Statista (styled in all lower case) is a German online platform that specializes in data gathering and visualization. In addition to publicly available third-party data, Statista also provides exclusive data via the platform, which is collected through its team's surveys and analysis.

According to its own publications, Statista offers more than 1,000,000 statistics on over 80,000 topics from more than 22,500 sources in over 150 countries and is accessed 31 million times a month (as of December 2022). The company claims to cover around 170 industries with its content. In 2024, Statista reported more than four million registered users, with which the company generated around 167 million euros in revenue. Statista has been owned by Ströer Media since 2015, with an 81.3% stake.

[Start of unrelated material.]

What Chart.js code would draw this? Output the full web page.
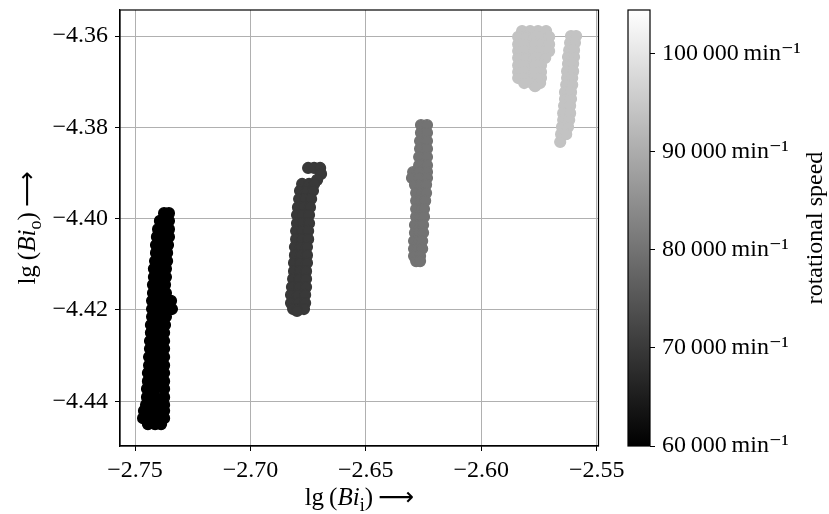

The company provides statistics and survey results, which are presented in charts and tables. Its main target groups are business customers, lecturers, and researchers. The data provided by the company covers, among other things, advertisements, buying behavior, or specific industries. In addition, the company offers reports on advertising, purchasing behavior, politics and society, and data on individual sectors of the economy and countries.

In 2010, the initiative "Deutschland – Land der Ideen" ("Germany – Land of Ideas") selected Statista as one of the winners in the category "Landmarks in the Land of Ideas 2010" and awarded the "European Red Herring Prize."

In 2020, Statista announced plans to offer subscriptions to a database of companies. According to its own information, the portal's data partners include the Federal Statistical Office, the Allensbach Institute for Public Opinion Research, the OECD and the German Institute for Economic Research. Other partners include the Financial Times and Fortune.

== Transition to English-only content ==

In November 2025, Statista announced the closure of its French-language platform. The company stated it was "consolidating [its] content into a single language – English" and noted that its "reliable French-language content is now available in English on the global statista.com platform" as part of an effort to "optimize quality and user experience." Statista added that French-language content would be archived, and French-speaking users were encouraged to use the global .com platform, supplemented by the Research AI tool that allows queries in French.